Score your predictions
Test on the TurnBench public dev set by generating a predictions JSON and dropping it below.
Loading the dev gold…
Scored locally in your browser against the public dev set.
Submission format
One JSON file: for every conversation, the times at which your model commits to each event.
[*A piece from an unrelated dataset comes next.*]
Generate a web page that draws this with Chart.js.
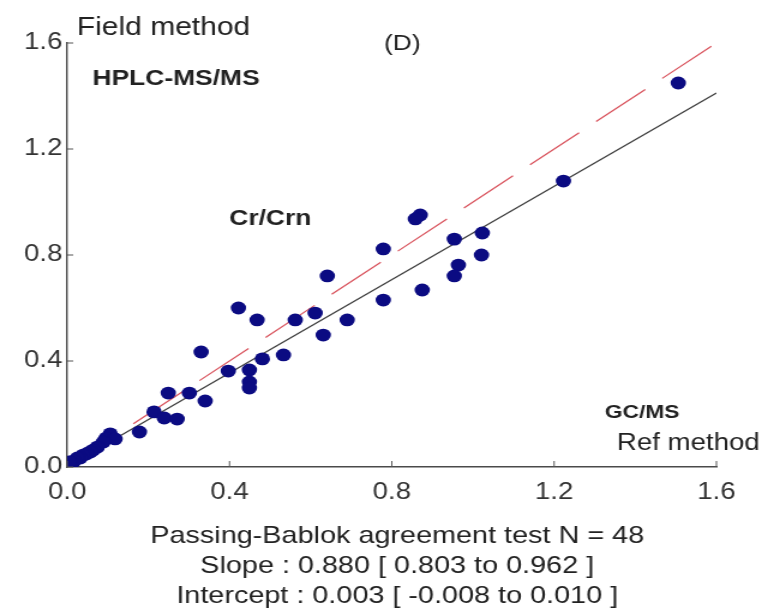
<!DOCTYPE html>
<html>
<head>
<meta charset="utf-8">
<title>Cr/Crn - Passing-Bablok</title>
<script src="https://cdn.jsdelivr.net/npm/chart.js@4.4.1/dist/chart.umd.min.js"></script>
<style>
  html, body { margin: 0; padding: 0; background: #fff; overflow: hidden; }
  /* the figure is a little wider than it is drawn, so the box is stretched */
  #wrap { width: 639px; height: 611px; transform: scaleX(1.2); transform-origin: 0 0; }
  #pbChart { display: block; }
</style>
</head>
<body>
<div id="wrap"><canvas id="pbChart" width="639" height="611"></canvas></div>
<script>
// GC/MS (reference method) values
var refX = [
  1.506, 1.223, 1.023, 0.954, 1.021, 0.964, 0.954, 0.870, 0.858, 0.779,
  0.641, 0.875, 0.779, 0.422, 0.468, 0.562, 0.611, 0.690, 0.631, 0.330,
  0.397, 0.449, 0.481, 0.533, 0.449, 0.449, 0.249, 0.301, 0.340, 0.214,
  0.239, 0.271, 0.178, 0.106, 0.096, 0.118, 0.089, 0.074, 0.064, 0.057,
  0.047, 0.039, 0.032, 0.025, 0.017, 0.012, 0.007, 0.005
];
// HPLC-MS/MS (field method) values
var fieldY = [
  1.449, 1.079, 0.883, 0.860, 0.800, 0.762, 0.721, 0.951, 0.936, 0.823,
  0.721, 0.668, 0.630, 0.600, 0.555, 0.555, 0.581, 0.555, 0.498, 0.434,
  0.362, 0.366, 0.408, 0.423, 0.321, 0.298, 0.279, 0.279, 0.249, 0.208,
  0.185, 0.181, 0.132, 0.125, 0.109, 0.106, 0.094, 0.075, 0.064, 0.057,
  0.049, 0.045, 0.034, 0.034, 0.023, 0.015, 0.008, 0.019
];

// regression line (slope 0.880, intercept 0.003) and line of identity
var lineX = [0, 1.6];
var fitY = [0.003, 1.411];
var identityY = [0, 1.6];

var tickValues = [0, 0.4, 0.8, 1.2, 1.6];
var tickLabels = ["0.0", "0.4", "0.8", "1.2", "1.6"];

var FONT = "'Liberation Sans', Arial, Helvetica, sans-serif";

function toPoints(xs, ys) {
  var pts = [];
  for (var i = 0; i < xs.length; i++) {
    pts.push({ x: xs[i], y: ys[i] });
  }
  return pts;
}

// inward tick marks + free text labels
var figureText = {
  id: "figureText",
  afterDraw: function (chart) {
    var ctx = chart.ctx;
    var xs = chart.scales.x;
    var ys = chart.scales.y;
    var area = chart.chartArea;

    ctx.save();
    ctx.strokeStyle = "#555";
    ctx.lineWidth = 1;
    for (var i = 0; i < tickValues.length; i++) {
      var px = xs.getPixelForValue(tickValues[i]);
      ctx.beginPath();
      ctx.moveTo(px, area.bottom);
      ctx.lineTo(px, area.bottom - 6);
      ctx.stroke();

      var py = ys.getPixelForValue(tickValues[i]);
      ctx.beginPath();
      ctx.moveTo(area.left, py);
      ctx.lineTo(area.left + 5, py);
      ctx.stroke();
    }

    ctx.fillStyle = "#222";
    ctx.textBaseline = "alphabetic";
    ctx.textAlign = "left";

    ctx.font = "25px " + FONT;
    ctx.fillText("Field method", 64, 35);

    ctx.font = "22px " + FONT;
    ctx.fillText("(D)", 320, 50);

    ctx.font = "bold 22px " + FONT;
    ctx.fillText("HPLC-MS/MS", 77, 85);
    ctx.fillText("Cr/Crn", 191, 225);

    ctx.font = "bold 19px " + FONT;
    ctx.fillText("GC/MS", 504, 418);

    ctx.textAlign = "right";
    ctx.font = "23px " + FONT;
    ctx.fillText("Ref method", 633, 450);

    ctx.textAlign = "center";
    ctx.font = "24px " + FONT;
    ctx.fillText("Passing-Bablok agreement test N = 48", 331, 543);
    ctx.fillText("Slope : 0.880 [ 0.803 to 0.962 ]", 331, 573);
    ctx.fillText("Intercept : 0.003 [ -0.008 to 0.010 ]", 331, 603);
    ctx.restore();
  }
};

var pbChart = new Chart(document.getElementById("pbChart"), {
  type: "scatter",
  data: {
    datasets: [
      {
        label: "Cr/Crn",
        data: toPoints(refX, fieldY),
        backgroundColor: "#0b0b82",
        borderWidth: 0,
        pointRadius: 6.4,
        pointHoverRadius: 6.4
      },
      {
        label: "Passing-Bablok fit",
        data: toPoints(lineX, fitY),
        showLine: true,
        borderColor: "#3a3a3a",
        borderWidth: 1.2,
        pointRadius: 0
      },
      {
        label: "y = x",
        data: toPoints(lineX, identityY),
        showLine: true,
        borderColor: "#d8505a",
        borderWidth: 1.2,
        borderDash: [52, 18],
        pointRadius: 0
      }
    ]
  },
  options: {
    responsive: false,
    animation: false,
    events: [],
    layout: {
      autoPadding: false,
      padding: { left: 8, right: 42, top: 43, bottom: 0 }
    },
    plugins: {
      legend: { display: false },
      tooltip: { enabled: false }
    },
    scales: {
      x: {
        type: "linear",
        min: 0,
        max: 1.6,
        afterBuildTicks: function (s) {
          s.ticks = tickValues.map(function (v) { return { value: v }; });
        },
        afterFit: function (s) { s.height = 144; },
        ticks: {
          autoSkip: false,
          maxRotation: 0,
          padding: 12,
          color: "#333",
          font: { family: FONT, size: 23 },
          callback: function (v, i) { return tickLabels[i]; }
        },
        grid: { drawOnChartArea: false, drawTicks: false },
        border: { color: "#4a4a4a", width: 1.4 }
      },
      y: {
        type: "linear",
        min: 0,
        max: 1.6,
        afterBuildTicks: function (s) {
          s.ticks = tickValues.map(function (v) { return { value: v }; });
        },
        afterFit: function (s) { s.width = 48; },
        ticks: {
          autoSkip: false,
          padding: 4,
          color: "#333",
          font: { family: FONT, size: 23 },
          callback: function (v, i) { return tickLabels[i]; }
        },
        grid: { drawOnChartArea: false, drawTicks: false },
        border: { color: "#4a4a4a", width: 1.4 }
      }
    }
  },
  plugins: [figureText]
});
</script>
</body>
</html>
{ "schema_version": 1, "predictions": [ { "conversation_id": "20", "speaker_1": { "eot": [12.84, 58.43, 104.71], "interruption": [31.20] }, "speaker_2": { "eot": [27.10, 71.92], "interruption": [] } }, // one entry per conversation... ] }
- schema_version
- Always 1.
- predictions
- Exactly one entry per conversation.
- conversation_id
- Same as the conversation id in the dataset.
- speaker_1 / speaker_2
- The corresponding channel in the conversation.
- eot
- Times at which this speaker's turn ends.
- interruption
- Times at which this speaker interrupts the other speaker.
- Submissions are causal
- A model's output at time t may only depend on audio up to t. Each event is reported at the time the model committed to it, not the time the event happened in the audio: an event detected at 0.7 s using audio through 1.0 s is reported at 1.0 s. Submitting affirms this.
- Event times are strictly increasing
- Each list is float seconds on the shared conversation clock, sorted, and within the audio's duration.